Most of us have been there at some stage with our little one. The dreaded “I don’t want to go to school” sentence.
You can be pretty much guaranteed that you'll hear those words on a day where you have a lot on or an important meeting in work that you just can’t be late for.
But what happens if it is more than "usual"? What happens if you begin to see it affecting other aspects of their lives or they are refusing to go to school almost every day?
If this is the case, they may have a school-related anxiety ‘school refusal’. Children with this type of anxiety will usually have trouble going to school and staying in school when there.
There are some things you as a parent can do to try to help.
How to help your child if they don't want to go to school
See your GP.
If your little one's anxiety manifests itself physically as a pain in the tummy or a headache it may be no harm to see your GP to be checked out.
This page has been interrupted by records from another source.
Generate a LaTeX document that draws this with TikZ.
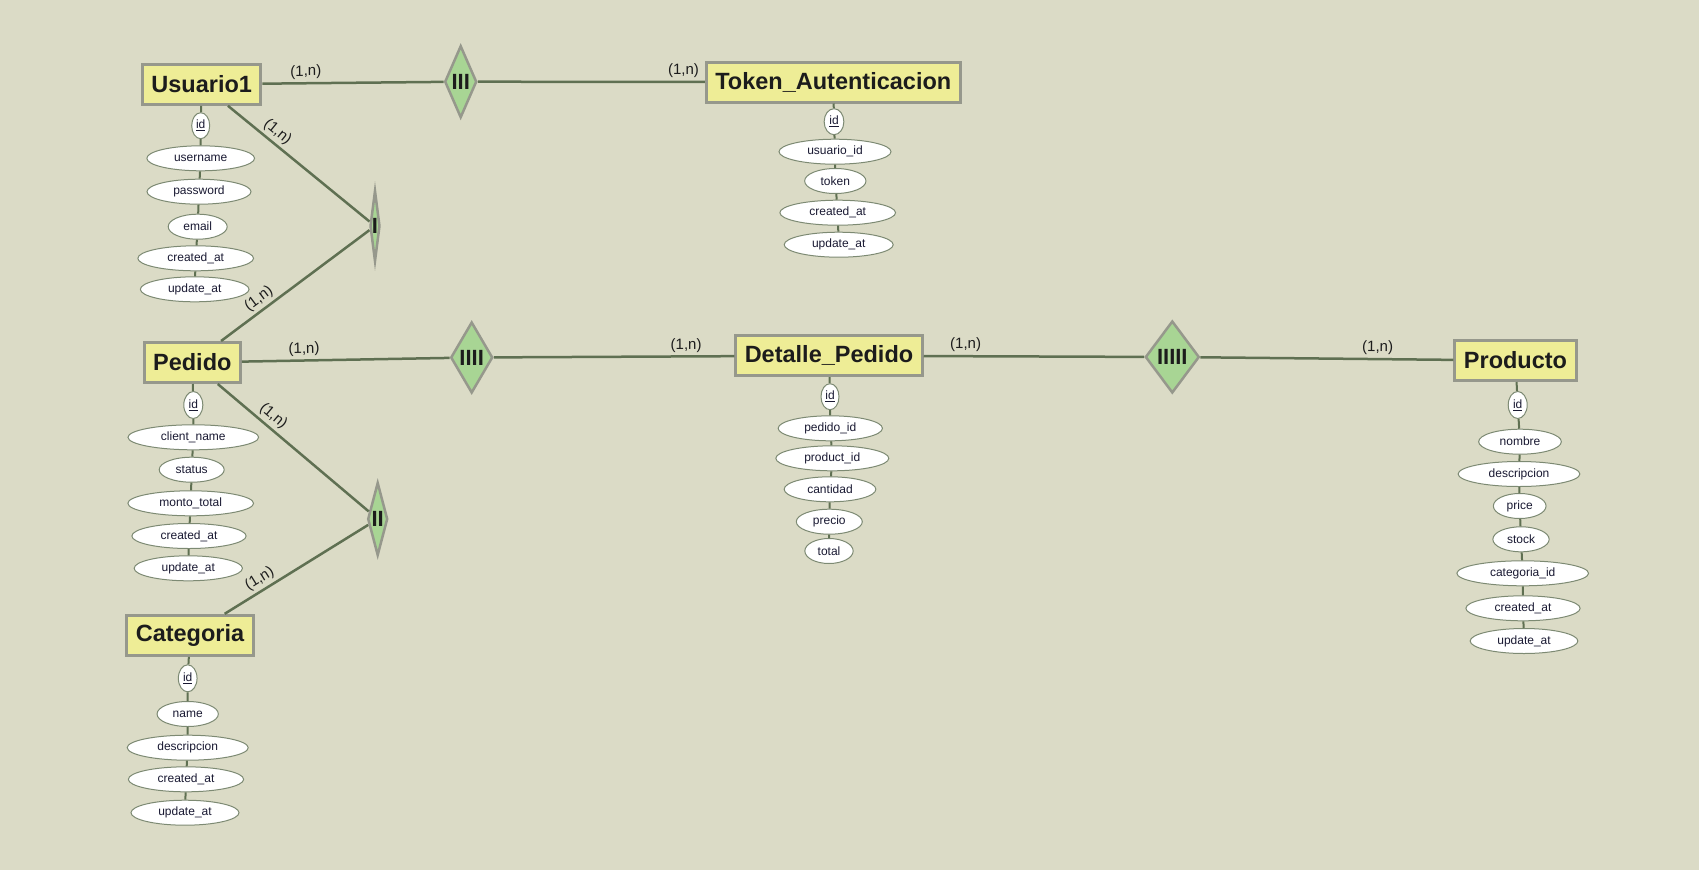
\documentclass[tikz,border=0pt]{standalone}
\usepackage{fontspec}
\setsansfont{Liberation Sans}
\usetikzlibrary{shapes.geometric}
\definecolor{paper}{RGB}{219,219,198}
\definecolor{entityfill}{RGB}{238,237,150}
\definecolor{entityborder}{RGB}{150,152,140}
\definecolor{relfill}{RGB}{168,213,148}
\definecolor{erline}{RGB}{95,112,82}
\definecolor{attrborder}{RGB}{125,138,115}
\definecolor{inktext}{RGB}{28,28,28}
\definecolor{attrtext}{RGB}{25,25,50}
\begin{document}
\begin{tikzpicture}[
   x=1pt,y=-1pt,
   font=\sffamily,
   entity/.style={draw=entityborder,line width=3pt,fill=entityfill,text=inktext,font=\sffamily\bfseries\fontsize{23.5}{28}\selectfont,inner xsep=9pt,minimum height=40pt},
   rel/.style={diamond,draw=entityborder,line width=2.5pt,fill=relfill,text=inktext,font=\sffamily\bfseries\fontsize{22}{26}\selectfont,inner sep=0pt},
   attr/.style={ellipse,draw=attrborder,line width=1pt,fill=white,text=attrtext,font=\sffamily\fontsize{12}{14}\selectfont,inner sep=0pt,minimum height=25pt},
   link/.style={draw=erline,line width=2.5pt},
   attrlink/.style={draw=erline,line width=2pt},
   card/.style={font=\sffamily\fontsize{15}{18}\selectfont,text=inktext,inner sep=3pt,sloped,above}]
\fill[paper] (0,0) rectangle (1699,870);
\useasboundingbox (0,0) rectangle (1699,870);
% entities
\node[entity] (Usuario1) at (201.7,84.3) {Usuario1};
\node[entity] (Token) at (833.3,82) {Token\_Autenticacion};
\node[entity] (Pedido) at (192.3,362.5) {Pedido};
\node[entity] (Detalle) at (829,355.7) {Detalle\_Pedido};
\node[entity] (Producto) at (1515.5,360.5) {Producto};
\node[entity] (Categoria) at (190,635.3) {Categoria};
% relations
\node[rel,minimum width=10pt,minimum height=71pt,aspect=0.16] (I) at (375,226) {I};
\node[rel,minimum width=20pt,minimum height=73pt,aspect=0.3] (II) at (377.7,519) {II};
\node[rel,minimum width=32pt,minimum height=72pt,aspect=0.45] (III) at (460.7,81.7) {III};
\node[rel,minimum width=42pt,minimum height=71pt,aspect=0.6] (IIII) at (471.7,357.5) {IIII};
\node[rel,minimum width=54pt,minimum height=72pt,aspect=0.75] (IIIII) at (1172.3,357) {IIIII};
% Usuario1 attributes
\node[attr,minimum width=18pt,minimum height=26pt] (Usuario1-id) at (200.7,125.7) {\underline{id}};
\node[attr,minimum width=107.7pt] (Usuario1-username) at (200.7,158.3) {username};
\node[attr,minimum width=104pt] (Usuario1-password) at (199,191.7) {password};
\node[attr,minimum width=59pt] (Usuario1-email) at (197.7,226.7) {email};
\node[attr,minimum width=115.7pt] (Usuario1-created) at (195.7,258.3) {created\_at};
\node[attr,minimum width=108.7pt] (Usuario1-update) at (194.7,289.3) {update\_at};
% Token attributes
\node[attr,minimum width=19.7pt,minimum height=26pt] (Token-id) at (834,121.7) {\underline{id}};
\node[attr,minimum width=112pt] (Token-usuario) at (835,151.7) {usuario\_id};
\node[attr,minimum width=61.3pt] (Token-token) at (835.3,181) {token};
\node[attr,minimum width=115.7pt] (Token-created) at (837.7,212.7) {created\_at};
\node[attr,minimum width=109pt] (Token-update) at (838.7,244.7) {update\_at};
% Pedido attributes
\node[attr,minimum width=19pt,minimum height=27pt] (Pedido-id) at (193.3,405) {\underline{id}};
\node[attr,minimum width=130.7pt] (Pedido-client) at (193.3,437.3) {client\_name};
\node[attr,minimum width=65pt] (Pedido-status) at (191.7,469.7) {status};
\node[attr,minimum width=125.7pt] (Pedido-monto) at (190.7,503.3) {monto\_total};
\node[attr,minimum width=114.3pt] (Pedido-created) at (189,536) {created\_at};
\node[attr,minimum width=108.3pt] (Pedido-update) at (188.3,568.3) {update\_at};
% Detalle_Pedido attributes
\node[attr,minimum width=18pt,minimum height=26pt] (Detalle-id) at (830,396.7) {\underline{id}};
\node[attr,minimum width=104.3pt] (Detalle-pedido) at (830.3,428.3) {pedido\_id};
\node[attr,minimum width=113pt] (Detalle-product) at (832.3,458.3) {product\_id};
\node[attr,minimum width=91.7pt] (Detalle-cantidad) at (830,489.3) {cantidad};
\node[attr,minimum width=66pt] (Detalle-precio) at (829.3,521.7) {precio};
\node[attr,minimum width=48.3pt] (Detalle-total) at (829,551) {total};
% Producto attributes
\node[attr,minimum width=19pt,minimum height=27pt] (Producto-id) at (1517.7,405) {\underline{id}};
\node[attr,minimum width=82.7pt] (Producto-nombre) at (1520,441.7) {nombre};
\node[attr,minimum width=121.7pt] (Producto-descripcion) at (1519,474) {descripcion};
\node[attr,minimum width=52.7pt] (Producto-price) at (1519.7,506) {price};
\node[attr,minimum width=56.3pt] (Producto-stock) at (1521,539.3) {stock};
\node[attr,minimum width=131.7pt] (Producto-categoria) at (1522.7,573.3) {categoria\_id};
\node[attr,minimum width=114.3pt] (Producto-created) at (1523,608.3) {created\_at};
\node[attr,minimum width=107.7pt] (Producto-update) at (1524,641) {update\_at};
% Categoria attributes
\node[attr,minimum width=18.7pt,minimum height=27pt] (Categoria-id) at (187.7,678.3) {\underline{id}};
\node[attr,minimum width=61.3pt] (Categoria-name) at (187.7,714) {name};
\node[attr,minimum width=121pt] (Categoria-descripcion) at (187.7,747.7) {descripcion};
\node[attr,minimum width=115.3pt] (Categoria-created) at (186,779.3) {created\_at};
\node[attr,minimum width=108pt] (Categoria-update) at (185,812.7) {update\_at};
% attribute chains
\draw[attrlink] (Usuario1) -- (Usuario1-id) -- (Usuario1-username) -- (Usuario1-password) -- (Usuario1-email) -- (Usuario1-created) -- (Usuario1-update);
\draw[attrlink] (Token) -- (Token-id) -- (Token-usuario) -- (Token-token) -- (Token-created) -- (Token-update);
\draw[attrlink] (Pedido) -- (Pedido-id) -- (Pedido-client) -- (Pedido-status) -- (Pedido-monto) -- (Pedido-created) -- (Pedido-update);
\draw[attrlink] (Detalle) -- (Detalle-id) -- (Detalle-pedido) -- (Detalle-product) -- (Detalle-cantidad) -- (Detalle-precio) -- (Detalle-total);
\draw[attrlink] (Producto) -- (Producto-id) -- (Producto-nombre) -- (Producto-descripcion) -- (Producto-price) -- (Producto-stock) -- (Producto-categoria) -- (Producto-created) -- (Producto-update);
\draw[attrlink] (Categoria) -- (Categoria-id) -- (Categoria-name) -- (Categoria-descripcion) -- (Categoria-created) -- (Categoria-update);
% relationships
\draw[link] (Usuario1) -- node[card,pos=0.24] {(1,n)} (III);
\draw[link] (III) -- node[card,pos=0.906] {(1,n)} (Token);
\draw[link] (Usuario1) -- node[card,pos=0.30] {(1,n)} (I);
\draw[link] (Pedido) -- node[card,pos=0.30] {(1,n)} (I);
\draw[link] (Pedido) -- node[card,pos=0.30] {(1,n)} (IIII);
\draw[link] (IIII) -- node[card,pos=0.80] {(1,n)} (Detalle);
\draw[link] (Pedido) -- node[card,pos=0.32] {(1,n)} (II);
\draw[link] (Categoria) -- node[card,pos=0.285] {(1,n)} (II);
\draw[link] (Detalle) -- node[card,pos=0.19] {(1,n)} (IIIII);
\draw[link] (IIIII) -- node[card,pos=0.70] {(1,n)} (Producto);
\end{tikzpicture}
\end{document}
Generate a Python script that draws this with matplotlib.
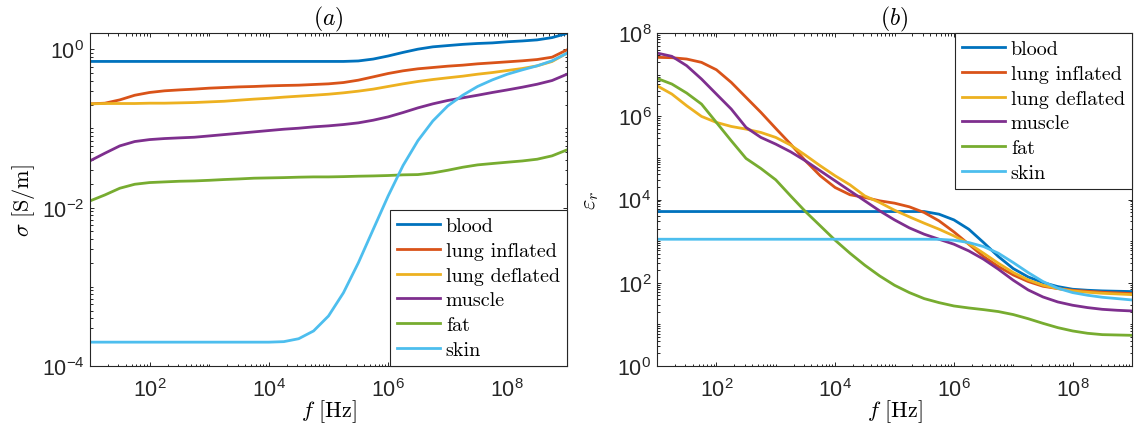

It is more than likely nothing but it will tick that off the list in the things you can do to help.
Keep a close eye.
It might be a good idea to keep note of when and where the anxiety stems from. Does your little one not want to go to other things like dancing or football practice, or is it just school? Does your little one not want to go to school on specific days? Try to see if there is a pattern or something triggering their anxiety.
Talk to them.
The best thing you can do for your child is to ensure they know that you are there for them. Try to talk to them about what is going on but don’t push. Knowing that you believe them and you are there for them and they’re not alone is all the need to know to begin with.
Talk to their teacher.
It is a good idea to keep their teacher informed about what is going on. That means that on the days that they do go to school, the school is aware of how they might be feeling and can keep an eye on them when you’re not there. They may also have an insight into what is going on, a view from a different angle of their life.